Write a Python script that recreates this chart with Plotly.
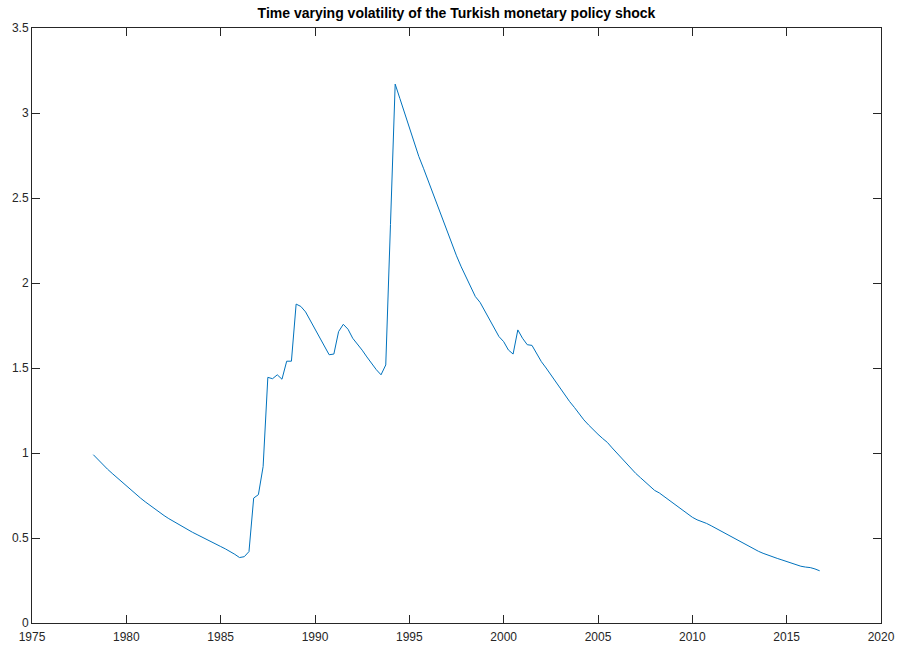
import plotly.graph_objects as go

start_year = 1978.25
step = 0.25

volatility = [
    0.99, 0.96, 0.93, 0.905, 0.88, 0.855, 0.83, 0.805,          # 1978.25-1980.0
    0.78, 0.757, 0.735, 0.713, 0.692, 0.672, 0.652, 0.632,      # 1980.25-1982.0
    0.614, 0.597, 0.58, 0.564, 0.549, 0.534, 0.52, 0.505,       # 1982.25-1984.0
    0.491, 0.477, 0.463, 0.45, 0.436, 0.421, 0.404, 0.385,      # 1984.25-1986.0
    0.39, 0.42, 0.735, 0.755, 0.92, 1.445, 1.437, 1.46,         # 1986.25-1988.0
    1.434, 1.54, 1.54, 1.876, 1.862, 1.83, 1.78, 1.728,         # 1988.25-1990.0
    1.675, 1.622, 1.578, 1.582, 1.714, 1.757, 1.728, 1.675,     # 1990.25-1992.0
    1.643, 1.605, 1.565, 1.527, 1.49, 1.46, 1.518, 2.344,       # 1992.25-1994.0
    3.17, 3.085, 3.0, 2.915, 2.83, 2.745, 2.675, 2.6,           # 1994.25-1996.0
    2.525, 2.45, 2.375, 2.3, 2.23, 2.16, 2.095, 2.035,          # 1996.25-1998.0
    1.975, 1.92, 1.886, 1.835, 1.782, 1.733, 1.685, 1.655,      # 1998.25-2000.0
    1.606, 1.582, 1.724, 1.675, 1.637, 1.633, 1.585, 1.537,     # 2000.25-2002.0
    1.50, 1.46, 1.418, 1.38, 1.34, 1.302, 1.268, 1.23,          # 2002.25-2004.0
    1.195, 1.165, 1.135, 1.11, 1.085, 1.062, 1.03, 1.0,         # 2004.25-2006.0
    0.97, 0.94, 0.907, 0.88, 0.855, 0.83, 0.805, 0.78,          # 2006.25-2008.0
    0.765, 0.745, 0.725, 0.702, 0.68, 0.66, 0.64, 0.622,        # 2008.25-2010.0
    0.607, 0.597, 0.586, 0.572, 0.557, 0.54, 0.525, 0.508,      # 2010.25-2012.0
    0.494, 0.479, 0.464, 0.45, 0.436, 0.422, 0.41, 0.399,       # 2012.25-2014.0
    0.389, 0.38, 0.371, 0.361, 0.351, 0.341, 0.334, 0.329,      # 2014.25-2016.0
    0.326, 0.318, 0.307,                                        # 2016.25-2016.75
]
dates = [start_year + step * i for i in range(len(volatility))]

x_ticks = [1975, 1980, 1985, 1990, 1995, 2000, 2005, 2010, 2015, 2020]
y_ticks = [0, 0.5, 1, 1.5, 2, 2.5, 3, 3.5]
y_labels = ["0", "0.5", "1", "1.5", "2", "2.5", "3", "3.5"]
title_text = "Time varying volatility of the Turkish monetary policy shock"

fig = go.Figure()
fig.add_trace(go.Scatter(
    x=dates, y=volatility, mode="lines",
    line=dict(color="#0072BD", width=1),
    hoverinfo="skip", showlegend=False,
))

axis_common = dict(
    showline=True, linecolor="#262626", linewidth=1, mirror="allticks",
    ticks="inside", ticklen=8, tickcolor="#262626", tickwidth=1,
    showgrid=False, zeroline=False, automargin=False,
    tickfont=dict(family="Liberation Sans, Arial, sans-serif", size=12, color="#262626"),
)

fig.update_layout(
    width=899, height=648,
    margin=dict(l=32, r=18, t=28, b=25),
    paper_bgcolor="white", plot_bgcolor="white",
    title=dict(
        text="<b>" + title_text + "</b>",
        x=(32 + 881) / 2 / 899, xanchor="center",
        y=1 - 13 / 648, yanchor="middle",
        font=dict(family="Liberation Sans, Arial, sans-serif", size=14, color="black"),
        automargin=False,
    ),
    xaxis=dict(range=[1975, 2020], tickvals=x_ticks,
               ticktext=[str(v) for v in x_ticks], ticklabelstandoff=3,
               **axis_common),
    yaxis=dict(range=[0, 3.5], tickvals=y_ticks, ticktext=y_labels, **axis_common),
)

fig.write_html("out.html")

========

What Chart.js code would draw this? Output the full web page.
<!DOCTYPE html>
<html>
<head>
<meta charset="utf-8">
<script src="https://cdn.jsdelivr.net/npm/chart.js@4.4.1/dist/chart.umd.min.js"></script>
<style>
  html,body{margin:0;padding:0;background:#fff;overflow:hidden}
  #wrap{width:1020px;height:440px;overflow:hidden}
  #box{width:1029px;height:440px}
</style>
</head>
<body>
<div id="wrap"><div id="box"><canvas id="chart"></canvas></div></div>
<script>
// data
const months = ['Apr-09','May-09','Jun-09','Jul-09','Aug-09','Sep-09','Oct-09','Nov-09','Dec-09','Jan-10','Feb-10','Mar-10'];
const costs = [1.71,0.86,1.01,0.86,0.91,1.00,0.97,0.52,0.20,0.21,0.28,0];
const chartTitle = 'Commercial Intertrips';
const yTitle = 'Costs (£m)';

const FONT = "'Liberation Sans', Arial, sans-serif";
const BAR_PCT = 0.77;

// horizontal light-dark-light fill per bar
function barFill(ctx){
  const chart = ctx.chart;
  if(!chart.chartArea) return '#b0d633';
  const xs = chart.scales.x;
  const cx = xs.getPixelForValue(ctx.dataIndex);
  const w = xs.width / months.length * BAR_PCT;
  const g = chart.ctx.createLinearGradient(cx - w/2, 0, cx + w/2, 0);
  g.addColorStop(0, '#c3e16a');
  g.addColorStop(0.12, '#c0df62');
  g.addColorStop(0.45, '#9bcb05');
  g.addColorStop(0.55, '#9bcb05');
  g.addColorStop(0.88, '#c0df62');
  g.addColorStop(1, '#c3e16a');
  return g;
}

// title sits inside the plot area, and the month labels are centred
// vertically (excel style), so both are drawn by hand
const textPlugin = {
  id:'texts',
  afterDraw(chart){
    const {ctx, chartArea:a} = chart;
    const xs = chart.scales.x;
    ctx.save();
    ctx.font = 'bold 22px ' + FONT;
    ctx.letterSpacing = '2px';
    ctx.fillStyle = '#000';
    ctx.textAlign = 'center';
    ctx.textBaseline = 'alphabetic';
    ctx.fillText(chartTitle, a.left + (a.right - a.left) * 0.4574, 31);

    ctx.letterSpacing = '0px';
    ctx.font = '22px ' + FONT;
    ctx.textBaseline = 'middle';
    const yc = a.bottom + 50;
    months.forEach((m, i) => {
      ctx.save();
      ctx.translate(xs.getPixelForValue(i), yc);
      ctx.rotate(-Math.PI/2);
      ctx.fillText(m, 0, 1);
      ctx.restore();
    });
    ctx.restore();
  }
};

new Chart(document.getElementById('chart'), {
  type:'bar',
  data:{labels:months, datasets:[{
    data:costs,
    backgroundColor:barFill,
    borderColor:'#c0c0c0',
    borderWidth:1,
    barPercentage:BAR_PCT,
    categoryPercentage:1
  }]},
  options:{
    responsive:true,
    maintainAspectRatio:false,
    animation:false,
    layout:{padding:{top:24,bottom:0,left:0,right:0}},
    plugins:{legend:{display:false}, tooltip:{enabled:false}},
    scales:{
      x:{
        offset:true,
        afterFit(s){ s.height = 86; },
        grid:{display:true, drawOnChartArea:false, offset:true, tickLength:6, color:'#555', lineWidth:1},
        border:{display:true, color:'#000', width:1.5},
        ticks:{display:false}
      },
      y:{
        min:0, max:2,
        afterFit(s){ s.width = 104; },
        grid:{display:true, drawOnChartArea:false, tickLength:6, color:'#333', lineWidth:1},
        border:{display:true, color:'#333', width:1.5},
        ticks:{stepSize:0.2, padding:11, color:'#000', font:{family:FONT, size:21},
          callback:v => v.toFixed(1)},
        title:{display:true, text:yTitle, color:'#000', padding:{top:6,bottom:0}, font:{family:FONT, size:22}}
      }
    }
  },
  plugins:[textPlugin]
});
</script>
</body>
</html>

========

> [JOB]
Nothing but the lines from the one containing "Write a Python" through the one containing "step = 0.25" should be echoed, each exactly as it stands; pictures are excluded.

> [WRITTEN RESPONSE]
Write a Python script that recreates this chart with Plotly.
import plotly.graph_objects as go

start_year = 1978.25
step = 0.25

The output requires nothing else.